Calibration and uncertainty analysis for computer models – A meta-model based approach for integrated building energy simulation

In energy and environment field models are constructed, in general, based on well-defined physical phenomena and properties. Calibration and uncertainty analysis hold a particular interest because models represent a simplification of reality and, therefore, it is necessary to quantify to what degree they are imperfect before employing them in design, prediction and decision making processes. Integrated building energy models attempt to describe the effect of various internal and external actions (weather, occupancy, appliances, etc.) through physical relations (both algebraic and differential) and they are being widely used to design and operate high performance buildings, which are an essential component of a global energy strategy to reduce carbon emission and fossil sources depletion. An approach oriented to systems and able to integrate effectively field measured data and computer simulations for calibration in the modeling process has the potential to revolutionize the way buildings are designed and operated, and to stimulate also the development of new technologies and solutions in the field.

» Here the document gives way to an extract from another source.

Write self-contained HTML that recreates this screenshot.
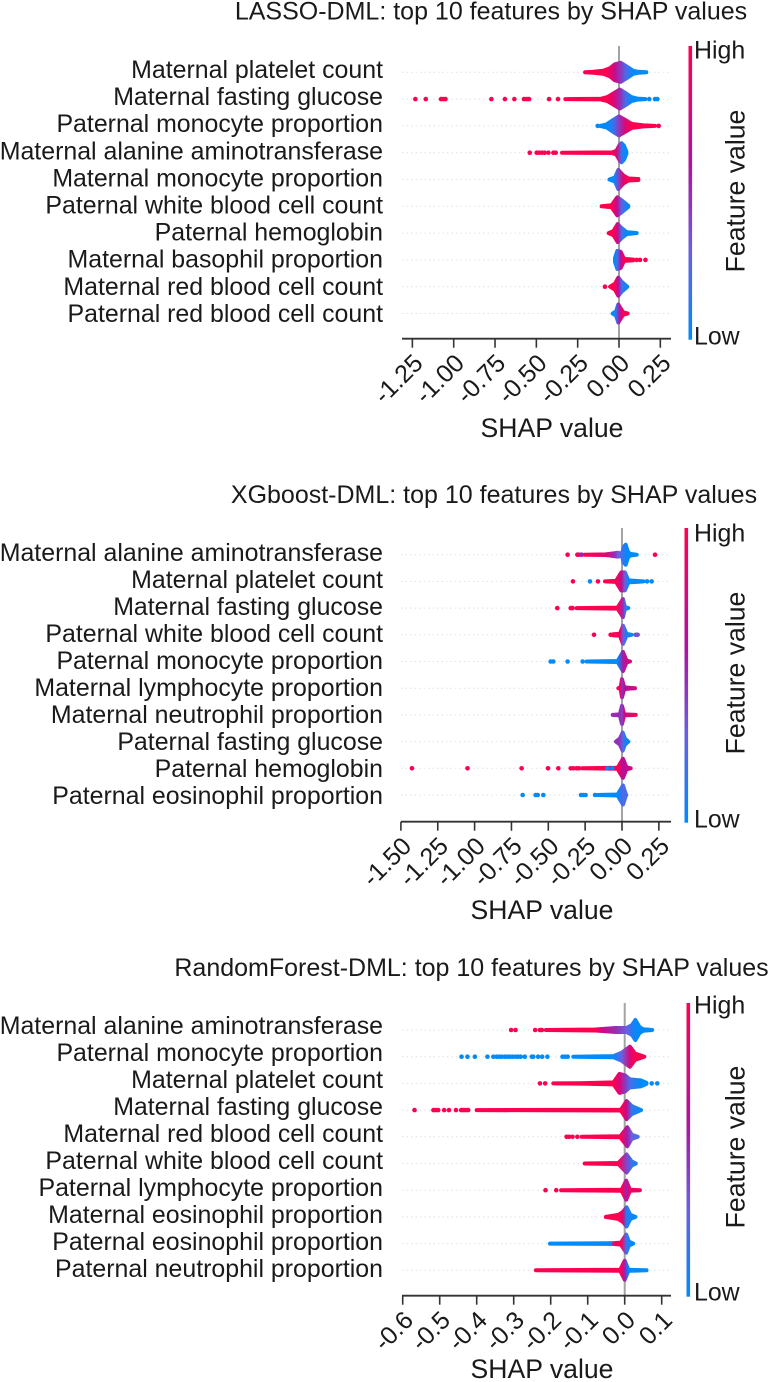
<!DOCTYPE html>
<html lang="en">
<head>
<meta charset="utf-8">
<title>Top 10 features by SHAP values</title>
<style>
html,body{margin:0;padding:0;background:#fff;}
svg{display:block;font-family:"Liberation Sans",Arial,sans-serif;fill:#1a1a1a;}
</style>
</head>
<body>
<svg id="chart" xmlns="http://www.w3.org/2000/svg" width="768" height="1382" viewBox="0 0 768 1382"></svg>
<script>
/* ---------- LASSO-DML ---------- */
const lassoTitle = "LASSO-DML: top 10 features by SHAP values";
const lassoFeatures = ["Maternal platelet count","Maternal fasting glucose","Paternal monocyte proportion","Maternal alanine aminotransferase","Maternal monocyte proportion","Paternal white blood cell count","Paternal hemoglobin","Maternal basophil proportion","Maternal red blood cell count","Paternal red blood cell count"];
const lassoTicks = [-1.25,-1.00,-0.75,-0.50,-0.25,0.00,0.25];
const lassoTickLabels = ["-1.25","-1.00","-0.75","-0.50","-0.25","0.00","0.25"];
/* swarm profile: [shap value, swarm half-density, feature value] */
const lassoSwarms = [
[[-.205,0,1],[-.155,.5,1],[-.095,1.5,1],[-.055,4,.9],[-.025,8,.7],[.01,9.5,.45],[.045,6,.2],[.085,1.5,0],[.115,.5,0],[.165,0,0]],
[[-.325,0,1],[-.11,.3,1],[-.07,2,1],[-.03,6,.8],[.005,9.5,.5],[.04,6,.2],[.075,2,0],[.11,.5,0],[.16,0,0]],
[[-.115,0,0],[-.075,1.5,0],[-.035,6,.15],[0,9.5,.45],[.036,6,.8],[.077,2,1],[.147,.5,1],[.218,0,1]],
[[-.345,0,1],[-.04,.3,1],[-.015,2,.8],[.005,8,.4],[.015,9.5,.15],[.03,7,.05],[.045,1,0]],
[[-.058,0,0],[-.024,2,.05],[-.004,9.5,.4],[.026,4,.85],[.056,1,1],[.117,.5,1]],
[[-.105,0,1],[-.044,1,1],[-.01,9,.65],[.016,6,.25],[.056,.5,0]],
[[-.0625,0,1],[-.034,2,1],[-.008,9,.7],[.016,5,.2],[.046,1,0],[.107,0,0]],
[[-.024,2,0],[-.01,9,.2],[.01,8,.6],[.03,1,1],[.087,.3,1]],
[[-.054,0,1],[-.024,3,1],[-.004,9,.6],[.016,5,.2],[.05,0,0]],
[[-.038,0,0],[-.018,2,.1],[-.004,9,.5],[.01,5,.7],[.026,1,1],[.052,0,1]]
];
/* isolated points: [shap value, feature value] */
const lassoOutliers = [
[],
[[-1.232,1],[-1.169,1],[-1.077,1],[-1.063,1],[-1.05,1],[-.772,1],[-.69,1],[-.633,1],[-.575,1],[-.558,1],[-.544,1],[-.423,1],[-.369,1],[.183,0],[.218,0],[.232,0]],
[[-.129,0],[.24,1]],
[[-.54,1],[-.498,1],[-.482,1],[-.466,1],[-.45,1],[-.427,1],[-.397,1],[-.383,1]],
[],[],[],
[[.107,1],[.127,1],[.16,1]],
[[-.085,1]],
[]
];

/* ---------- XGboost-DML ---------- */
const xgbTitle = "XGboost-DML: top 10 features by SHAP values";
const xgbFeatures = ["Maternal alanine aminotransferase","Maternal platelet count","Maternal fasting glucose","Paternal white blood cell count","Paternal monocyte proportion","Maternal lymphocyte proportion","Maternal neutrophil proportion","Paternal fasting glucose","Paternal hemoglobin","Paternal eosinophil proportion"];
const xgbTicks = [-1.50,-1.25,-1.00,-0.75,-0.50,-0.25,0.00,0.25];
const xgbTickLabels = ["-1.50","-1.25","-1.00","-0.75","-0.50","-0.25","0.00","0.25"];
const xgbSwarms = [
[[-.255,0,1],[-.11,.3,.85],[-.05,1.5,.5],[-.03,2,.3],[0,1,.2],[.012,8,.1],[.025,10,.05],[.04,3,0],[.055,.8,0],[.1,0,0]],
[[-.115,0,1],[-.04,.5,1],[-.005,9,.7],[.02,9,.3],[.043,1,0],[.145,0,0]],
[[-.308,0,1],[-.03,.5,1],[.007,9,.5],[.02,1,.2],[.043,0,0]],
[[-.059,.5,1],[-.014,1,.9],[.007,9,.3],[.03,1,.1],[.066,0,0]],
[[-.24,0,0],[-.03,.5,0],[.007,9.5,.55],[.03,1,.7],[.054,0,.8]],
[[-.025,0,1],[-.009,1,.8],[0,9,.45],[.014,1,.6],[.054,.3,.7],[.088,0,.8]],
[[-.063,0,.5],[-.014,.5,.5],[0,9,.4],[.014,.5,.7],[.093,0,1]],
[[-.041,0,.5],[-.014,3,.45],[.005,9,.25],[.02,3,.1],[.043,0,0]],
[[-.269,0,1],[-.03,.5,1],[.007,9.5,.6],[.03,1,.7],[.059,0,.8]],
[[-.167,0,0],[-.03,.5,0],[.007,9.5,.25],[.025,1,.2],[.03,0,.2]]
];
const xgbOutliers = [
[[-.369,1],[-.303,1],[-.292,.9],[-.274,.55],[.224,1]],
[[-.333,1],[-.217,0],[-.163,.95],[.201,0],[.17,0]],
[[-.439,1],[-.348,1],[-.335,1]],
[[-.19,1],[-.077,1],[.093,.35],[.106,.35]],
[[-.484,0],[-.466,0],[-.369,0],[-.267,0]],
[],[],[],
[[-1.425,1],[-1.048,1],[-.681,1],[-.502,1],[-.432,1],[-.348,1],[-.33,1],[-.308,1],[-.292,1],[-.1,0],[-.066,0]],
[[-.674,0],[-.586,0],[-.572,0],[-.534,0],[-.278,0],[-.262,0],[-.247,0],[-.183,0]]
];

/* ---------- RandomForest-DML ---------- */
const rfTitle = "RandomForest-DML: top 10 features by SHAP values";
const rfFeatures = ["Maternal alanine aminotransferase","Paternal monocyte proportion","Maternal platelet count","Maternal fasting glucose","Maternal red blood cell count","Paternal white blood cell count","Paternal lymphocyte proportion","Maternal eosinophil proportion","Paternal eosinophil proportion","Paternal neutrophil proportion"];
const rfTicks = [-0.6,-0.5,-0.4,-0.3,-0.2,-0.1,0.0,0.1];
const rfTickLabels = ["-0.6","-0.5","-0.4","-0.3","-0.2","-0.1","0.0","0.1"];
const rfSwarms = [
[[-.213,0,1],[-.08,.5,1],[-.06,1,.7],[-.025,2,.5],[.005,2,.3],[.02,5,.1],[.029,10,.03],[.04,3,0],[.05,.7,0],[.074,0,0]],
[[-.139,0,0],[-.03,.6,0],[-.008,4,.3],[.014,10,.8],[.028,3,1],[.053,0,1]],
[[-.193,0,1],[-.12,.2,1],[-.03,1,1],[-.014,9.5,.8],[.001,8,.45],[.014,4,.2],[.043,3,0],[.059,.5,0]],
[[-.4,0,1],[-.01,.4,1],[.005,9,.7],[.019,4,.15],[.044,0,0]],
[[-.116,0,1],[-.012,.5,1],[.007,9.5,.55],[.019,2,.3],[.035,0,.2]],
[[-.108,0,1],[-.017,.5,1],[.005,9,.4],[.019,2,.15],[.03,0,.1]],
[[-.172,0,1],[-.008,.5,1],[.004,9.5,.55],[.014,.5,.9],[.041,0,.9]],
[[-.051,0,1],[-.017,2,1],[-.005,5,.8],[.005,9.5,.1],[.015,2,.05],[.029,0,0]],
[[-.202,0,0],[-.045,.3,0],[-.03,.3,.9],[-.01,1,1],[.004,9,.2],[.011,2,.05],[.023,0,0]],
[[-.24,0,1],[-.012,.5,1],[0,9.5,.55],[.01,.5,0],[.059,0,0]]
];
const rfOutliers = [
[[-.307,1],[-.295,1],[-.242,1],[-.229,1],[-.224,1]],
[[-.441,0],[-.425,0],[-.405,0],[-.371,0],[-.355,0],[-.346,0],[-.339,0],[-.332,0],[-.324,0],[-.317,0],[-.31,0],[-.303,0],[-.295,0],[-.288,0],[-.281,0],[-.27,0],[-.251,0],[-.247,0],[-.234,0],[-.223,0],[-.209,0],[-.168,0],[-.161,0],[-.154,0]],
[[-.229,1],[-.215,1],[.073,0],[.088,0]],
[[-.568,1],[-.517,1],[-.511,1],[-.504,1],[-.488,1],[-.475,1],[-.456,1],[-.442,1],[-.436,1],[-.43,1],[-.423,1]],
[[-.157,1],[-.15,1],[-.141,1],[-.128,1]],
[],
[[-.214,1],[-.185,1]],
[],
[[-.04,0]],
[]
];

/* ---------- layout (pixels, not data) ---------- */
const panels = [
 {key:"lasso",title:lassoTitle,features:lassoFeatures,ticks:lassoTicks,tickLabels:lassoTickLabels,swarms:lassoSwarms,outliers:lassoOutliers,
  zero:619,unit:165.3,axisY:338.7,top:46,rowTop:72.3,rowStep:26.8,labelTop:78,labelStep:27.1,left:402,right:671,titleX:491,titleY:19.5,cbX:688.5,nameX:552,nameY:437,fvX:744.5,fvY:191,hiY:58.5,loY:344.5},
 {key:"xgboost",title:xgbTitle,features:xgbFeatures,ticks:xgbTicks,tickLabels:xgbTickLabels,swarms:xgbSwarms,outliers:xgbOutliers,
  zero:622,unit:147.4,axisY:821.7,top:528,rowTop:554.7,rowStep:26.7,labelTop:561,labelStep:27,left:401,right:671,titleX:494,titleY:503,cbX:684.5,nameX:542,nameY:919,fvX:744.5,fvY:673,hiY:541.5,loY:827.5},
 {key:"randomforest",title:rfTitle,features:rfFeatures,ticks:rfTicks,tickLabels:rfTickLabels,swarms:rfSwarms,outliers:rfOutliers,
  zero:624.7,unit:370,axisY:1295.7,top:1003,rowTop:1030,rowStep:26.7,labelTop:1034,labelStep:27,left:402,right:671,titleX:471.5,titleY:976,cbX:686.5,nameX:542,nameY:1378,fvX:744.5,fvY:1147,hiY:1013.5,loY:1300.5}
];

const NS = "http://www.w3.org/2000/svg";
const root = document.getElementById("chart");
const defs = document.createElementNS(NS,"defs");
root.appendChild(defs);

function mk(tag, attrs, parent, text){
  const el = document.createElementNS(NS, tag);
  for (const k in attrs) el.setAttribute(k, attrs[k]);
  if (text !== undefined) el.textContent = text;
  (parent || root).appendChild(el);
  return el;
}
/* red-blue SHAP colour map */
const cmapStops = [[0,[0,139,251]],[.3,[106,95,224]],[.6,[176,17,158]],[1,[255,0,81]]];
function colorOf(v){
  v = Math.max(0, Math.min(1, v));
  for (let i=1;i<cmapStops.length;i++){
    const a = cmapStops[i-1], b = cmapStops[i];
    if (v <= b[0]){
      const t = (v-a[0])/(b[0]-a[0]);
      return "rgb("+a[1].map((c,j)=>Math.round(c+(b[1][j]-c)*t)).join(",")+")";
    }
  }
  return "rgb(255,0,81)";
}
const densityPx = d => d;
const DOT_R = 2.3;

panels.forEach(function(p){
  const xScale = v => p.zero + v*p.unit;
  const yScale = i => p.rowTop + i*p.rowStep;

  const g = mk("g",{});
  
  

  const title = mk("text",{x:p.titleX,y:p.titleY,"text-anchor":"middle","font-size":"25"},g,p.title);
  
  

  p.features.forEach(function(name,i){
    const y = yScale(i);
    const guide = mk("line",{x1:p.left,x2:p.right,y1:y,y2:y,stroke:"#ccc","stroke-width":1,"stroke-dasharray":"1.5 3","stroke-opacity":.6},g);
    
    

    const label = mk("text",{x:383,y:p.labelTop+i*p.labelStep,"text-anchor":"end","font-size":"24.9"},g,name);
    
    
  });

  const zeroLine = mk("line",{x1:p.zero,x2:p.zero,y1:p.top,y2:p.axisY,stroke:"#a3a3a3","stroke-width":2},g);
  
  

  p.swarms.forEach(function(prof,i){
    const y = yScale(i);
    const x0 = xScale(prof[0][0]), x1 = xScale(prof[prof.length-1][0]);
    const gid = p.key+"-grad-"+i;
    const lg = mk("linearGradient",{id:gid,gradientUnits:"userSpaceOnUse",x1:x0,x2:Math.max(x1,x0+1),y1:0,y2:0},defs);
    prof.forEach(function(b){
      const off = (xScale(b[0])-x0)/Math.max(x1-x0,1);
      mk("stop",{offset:off,"stop-color":colorOf(b[2])},lg);
    });
    const topPts = prof.map(b => xScale(b[0]).toFixed(1)+","+(y-densityPx(b[1])).toFixed(1));
    const botPts = prof.slice().reverse().map(b => xScale(b[0]).toFixed(1)+","+(y+densityPx(b[1])).toFixed(1));
    const swarm = mk("path",{d:"M"+topPts.join("L")+"L"+botPts.join("L")+"Z",fill:"url(#"+gid+")",stroke:"url(#"+gid+")","stroke-width":4,"stroke-linejoin":"round"},g);
    
    

    p.outliers[i].forEach(function(o){
      const dot = mk("circle",{cx:xScale(o[0]),cy:y,r:DOT_R,fill:colorOf(o[1])},g);
      
      
    });
  });

  const axis = mk("line",{x1:p.left,x2:p.right,y1:p.axisY,y2:p.axisY,stroke:"#333","stroke-width":1.8},g);
  
  

  p.ticks.forEach(function(t,i){
    const x = xScale(t);
    const tick = mk("line",{x1:x,x2:x,y1:p.axisY,y2:p.axisY+9,stroke:"#333","stroke-width":1.6},g);
    
    

    const lx = x+12, ly = p.axisY+26;
    const tl = mk("text",{x:lx,y:ly,"text-anchor":"end","font-size":"25",transform:"rotate(-45 "+lx+" "+ly+")"},g,p.tickLabels[i]);
    
    
  });

  const xt = mk("text",{x:p.nameX,y:p.nameY,"text-anchor":"middle","font-size":"26.6"},g,"SHAP value");
  
  

  const cgid = p.key+"-cbar";
  const cg = mk("linearGradient",{id:cgid,x1:0,x2:0,y1:1,y2:0},defs);
  cmapStops.forEach(function(s){
    mk("stop",{offset:s[0],"stop-color":colorOf(s[0])},cg);
  });
  const cb = mk("rect",{x:p.cbX,y:p.top,width:3.6,height:p.axisY-p.top+1,fill:"url(#"+cgid+")"},g);
  
  

  const hi = mk("text",{x:694,y:p.hiY,"font-size":"24.9"},g,"High");
  
  

  const lo = mk("text",{x:694,y:p.loY,"font-size":"24.9"},g,"Low");
  
  

  const fv = mk("text",{x:p.fvX,y:p.fvY,"text-anchor":"middle","font-size":"26.6",transform:"rotate(-90 "+p.fvX+" "+p.fvY+")"},g,"Feature value");
  
  
});
</script>
</body>
</html>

The research presented in this paper aims to represent an initial step towards this integrated approach.

► We monitor and model an office building before, during and after an energy retrofit. ► We describe the advantages and the drawbacks of different calibration strategies. ► Piece-wise regression, Gaussian processes regression and model fitting techniques are used. ► We cross-validate the calibration comparing indicators obtained with different techniques. ► We present the calibrated prediction values for a reference meteorological year.